Though we may not have the drive or time to put ourselves in the company of the greatest minds, understanding the concept of the mind is not out of anyone's reach. It is in using the power of the mind to, in essence, trick the function of our brains for better results.

Our memory banks have no ethics. The memory bank cannot distinguish a real experience from a synthetic experience. When we become angry over a thought, we are actually reinforcing the thought as another experience. Dr. Victor Frankl, in his book "Man's Search for Meaning," suggested an exercise he called "paradoxical intention," through which we consciously respond the way we would if we were who we wanted to be. The concept is powerful, and is the core of many philosophies. By doing it, we actually build those responses as experiences into our memory banks for consideration in the future. If we do it often enough, it will become a more natural function of our thought processes, and we can loft ourselves even higher because the threshold will have risen.

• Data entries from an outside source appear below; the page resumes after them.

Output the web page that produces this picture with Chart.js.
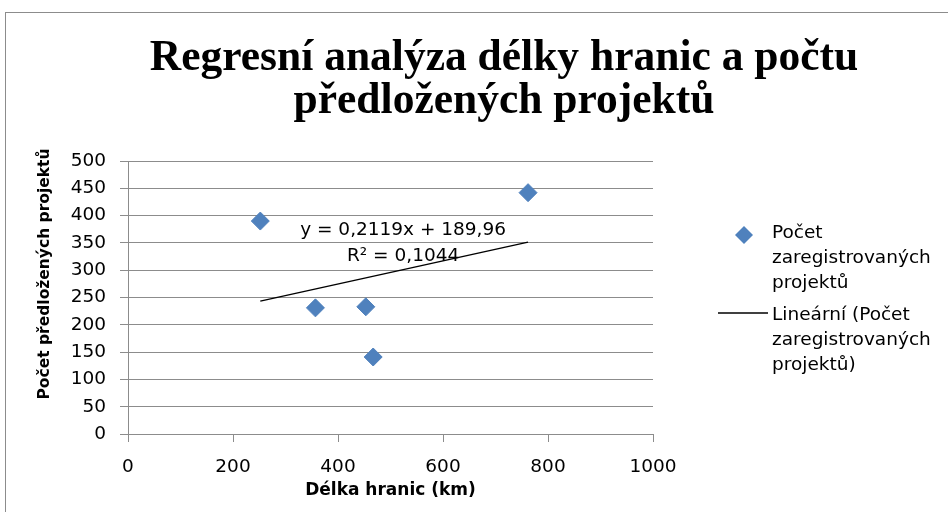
<!DOCTYPE html>
<html>
<head>
<meta charset="utf-8">
<script src="https://cdn.jsdelivr.net/npm/chart.js@4.4.1/dist/chart.umd.min.js"></script>
<style>
  html, body { margin: 0; padding: 0; background: #fff; overflow: hidden; }
  #frame { position: absolute; left: 5px; top: 12px; width: 1000px; height: 600px; border: 1px solid #8c8c8c; }
  #chart { position: absolute; left: 0; top: 0; }
</style>
</head>
<body>
<div id="frame"></div>
<canvas id="chart" width="948" height="512"></canvas>
<script>
const TITLE_LINES = ["Regresní analýza délky hranic a počtu", "předložených projektů"];
const X_TITLE = "Délka hranic (km)";
const Y_TITLE = "Počet předložených projektů";
const SERIES_NAME = ["Počet", "zaregistrovaných", "projektů"];
const TREND_NAME = ["Lineární (Počet", "zaregistrovaných", "projektů)"];

// délka hranic (km) vs. počet projektů
const borderKm = [252, 357, 453, 467, 762];
const projects = [390, 231, 233, 141, 442];

const xTicks = [0, 200, 400, 600, 800, 1000];
const yTicks = [0, 50, 100, 150, 200, 250, 300, 350, 400, 450, 500];

// lineární trend z Excelu
const slope = 0.2119;
const intercept = 189.96;
const EQUATION = ["y = 0,2119x + 189,96", "R² = 0,1044"];
const EQ_AT = { x: 524, y: 373 };

const BLUE = "#4F81BD";
const GRID = "#8c8c8c";
const SANS = "'DejaVu Sans', sans-serif";

const trendX = [Math.min(...borderKm), Math.max(...borderKm)];

/* ---------- texty, legenda, rovnice ---------- */
const decor = {
  id: "decor",
  afterDraw(chart) {
    const ctx = chart.ctx;
    const area = chart.chartArea;
    const xs = chart.scales.x, ys = chart.scales.y;
    ctx.save();
    ctx.fillStyle = "#000";

    // nadpis
    ctx.font = "bold 43.5px 'Liberation Serif', serif";
    ctx.textAlign = "center";
    ctx.textBaseline = "alphabetic";
    ctx.fillText(TITLE_LINES[0], 504, 70);
    ctx.fillText(TITLE_LINES[1], 504, 113);

    // popisky os
    ctx.font = "bold 17px " + SANS;
    ctx.textBaseline = "middle";
    ctx.fillText(X_TITLE, (area.left + area.right) / 2, 491);

    ctx.save();
    ctx.translate(45, 274);
    ctx.rotate(-Math.PI / 2);
    ctx.font = "bold 15.5px " + SANS;
    ctx.fillText(Y_TITLE, 0, 0);
    ctx.restore();

    // rovnice trendu
    ctx.font = "18.5px " + SANS;
    const ex = xs.getPixelForValue(EQ_AT.x);
    const ey = ys.getPixelForValue(EQ_AT.y);
    ctx.fillText(EQUATION[0], ex, ey);
    ctx.fillText(EQUATION[1], ex, ey + 26);

    // legenda
    const lx = area.right + 119;
    ctx.textAlign = "left";
    ctx.textBaseline = "alphabetic";
    ctx.fillStyle = BLUE;
    ctx.beginPath();
    ctx.moveTo(lx - 28, 226);
    ctx.lineTo(lx - 19, 235);
    ctx.lineTo(lx - 28, 244);
    ctx.lineTo(lx - 37, 235);
    ctx.closePath();
    ctx.fill();
    ctx.fillStyle = "#000";
    SERIES_NAME.forEach((t, i) => ctx.fillText(t, lx, 238 + i * 25));

    ctx.strokeStyle = "#000";
    ctx.lineWidth = 1.5;
    ctx.beginPath();
    ctx.moveTo(lx - 54, 313);
    ctx.lineTo(lx - 4, 313);
    ctx.stroke();
    TREND_NAME.forEach((t, i) => ctx.fillText(t, lx, 320 + i * 25));

    ctx.restore();
  }
};

new Chart(document.getElementById("chart"), {
  type: "scatter",
  data: {
    datasets: [
      {
        label: SERIES_NAME.join(" "),
        data: borderKm.map((x, i) => ({ x: x, y: projects[i] })),
        backgroundColor: BLUE,
        borderColor: BLUE,
        pointStyle: "rectRot",
        pointRadius: 9,
        pointHoverRadius: 9
      },
      {
        type: "line",
        label: TREND_NAME.join(" "),
        data: trendX.map(x => ({ x: x, y: slope * x + intercept })),
        borderColor: "#000",
        borderWidth: 1.5,
        pointRadius: 0,
        fill: false
      }
    ]
  },
  options: {
    responsive: false,
    animation: false,
    events: [],
    layout: { padding: { top: 161, right: 295, bottom: 0, left: 0 } },
    plugins: {
      legend: { display: false },
      title: { display: false },
      tooltip: { enabled: false }
    },
    scales: {
      x: {
        type: "linear",
        min: 0,
        max: 1000,
        afterBuildTicks: s => { s.ticks = xTicks.map(v => ({ value: v })); },
        afterFit: s => { s.height = 78; },
        ticks: {
          callback: v => String(v),
          color: "#000",
          font: { family: SANS, size: 18.5 },
          padding: 14,
          maxRotation: 0
        },
        grid: { drawOnChartArea: false, drawTicks: true, tickLength: 8, color: GRID },
        border: { display: true, color: GRID }
      },
      y: {
        type: "linear",
        min: 0,
        max: 500,
        afterBuildTicks: s => { s.ticks = yTicks.map(v => ({ value: v })); },
        afterFit: s => { s.width = 128; },
        ticks: {
          callback: v => String(v),
          color: "#000",
          font: { family: SANS, size: 18.5 },
          padding: 14
        },
        grid: { drawOnChartArea: true, drawTicks: true, tickLength: 8, color: GRID },
        border: { display: true, color: GRID }
      }
    }
  },
  plugins: [decor]
});
</script>
</body>
</html>
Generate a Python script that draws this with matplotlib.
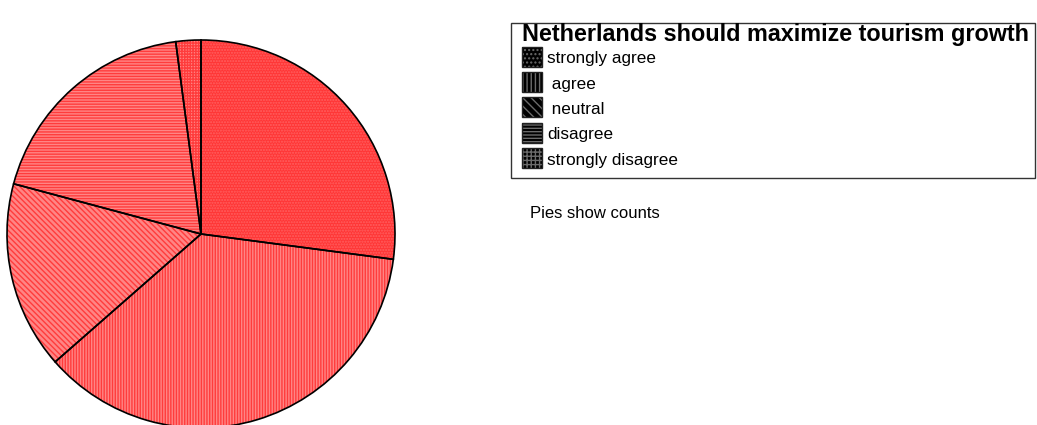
import matplotlib
matplotlib.use('Agg')
import matplotlib.pyplot as plt
from matplotlib.patches import Rectangle

plt.rcParams['font.family'] = ['Liberation Sans', 'DejaVu Sans']
plt.rcParams['hatch.linewidth'] = 1.0

# counts per answer
labels = ['strongly agree', ' agree', ' neutral', 'disagree', 'strongly disagree']
counts = [26, 35, 15, 18, 2]
hatches = ['......', '||||||', '\\\\\\\\\\\\', '------', '++++++']
key_hatches = ['....', '||||', '\\\\\\\\', '-----', '++++']
face_colors = ['#ff3636', '#ff8585', '#ff8585', '#ff8585', '#ff8585']
hatch_colors = ['#ff6060', '#ff3c3c', '#ff3c3c', '#ff3c3c', '#ff3c3c']
legend_title = 'Netherlands should maximize tourism growth'
note = 'Pies show counts'

W, H = 1037, 425
fig = plt.figure(figsize=(W / 100, H / 100), dpi=100)

# pie axes, centre (201, 234) px, radius 193 px
cx, cy, r = 201, 234, 194
ax = fig.add_axes([(cx - r) / W, (H - cy - r) / H, 2 * r / W, 2 * r / H])

wedges, _ = ax.pie(counts, startangle=90, counterclock=False, radius=1,
                   colors=face_colors,
                   wedgeprops=dict(linewidth=0))
for w, h, hc in zip(wedges, hatches, hatch_colors):
    w.set_hatch(h)
    w.set_edgecolor(hc)

# black outlines on top
outline, _ = ax.pie(counts, startangle=90, counterclock=False, radius=1,
                    wedgeprops=dict(fill=False, edgecolor='black', linewidth=1.2))
ax.set_xlim(-1, 1)
ax.set_ylim(-1, 1)
ax.axis('off')


def fx(px):
    return px / W


def fy(py):
    return 1 - py / H


# legend box drawn by hand
fig.patches.append(Rectangle((fx(511), fy(178)), fx(1035) - fx(511), fy(23) - fy(178),
                             transform=fig.transFigure, fill=False,
                             edgecolor='#333333', linewidth=1.0))
fig.text(fx(522), fy(41), legend_title, fontsize=16.8, fontweight='bold',
         va='baseline', ha='left')

row_top = [47, 72, 97, 123, 148]
baselines = [63, 88.5, 114, 139.5, 165]
for lab, h, top, base in zip(labels, key_hatches, row_top, baselines):
    box = (fx(522), fy(top + 20))
    bw, bh = fx(542) - fx(522), fy(top) - fy(top + 20)
    fig.patches.append(Rectangle(box, bw, bh, transform=fig.transFigure,
                                 facecolor='black', edgecolor='#6a6a6a',
                                 hatch=h, linewidth=0))
    fig.patches.append(Rectangle(box, bw, bh, transform=fig.transFigure, fill=False,
                                 edgecolor='#222222', linewidth=1.0))
    fig.text(fx(547), fy(base), lab, fontsize=12.3, va='baseline', ha='left')

fig.text(fx(530), fy(218), note, fontsize=12, va='baseline', ha='left')

fig.savefig('out.png', dpi=100)
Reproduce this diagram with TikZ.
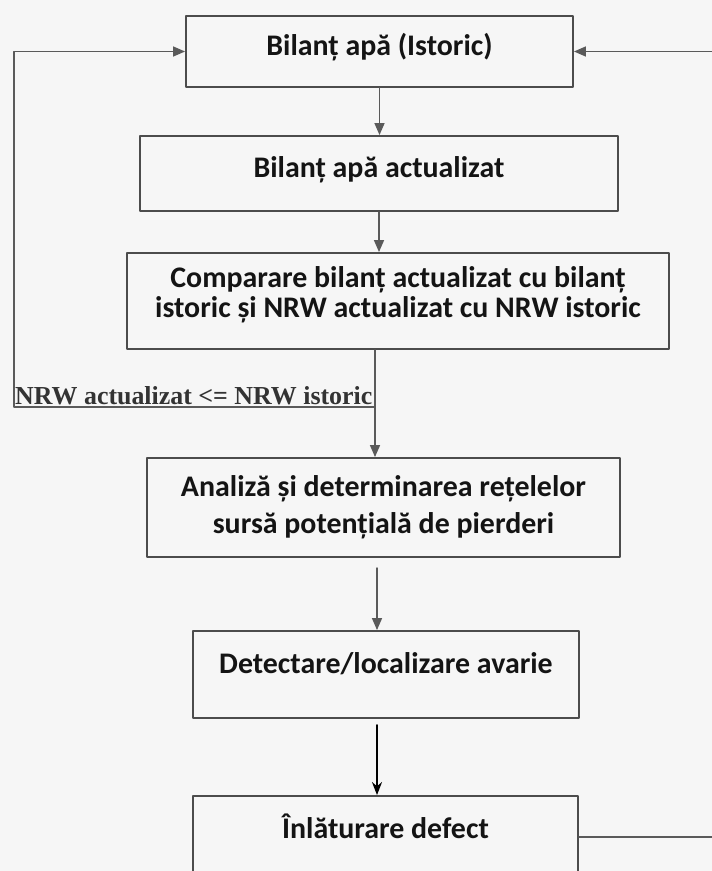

It all boils down to possibility and probability. If we do not believe it to be possible, we probably will not create it. It is only in understanding that anything is possible that we will probably make things better for ourselves, others, and our environments. If we do improve our lives, we need to understand that the improved life already existed in infinity. We can then look at other possibilities, and do that which is necessary to make it probable.

Try this: the next time you see a red car, imagine how improbable that effect is except through possibility and cause. Then just keep imagining, for that is how the greatest minds used their brains to understand concepts thought to be impossible to understand, and to create that which before existed only in infinity!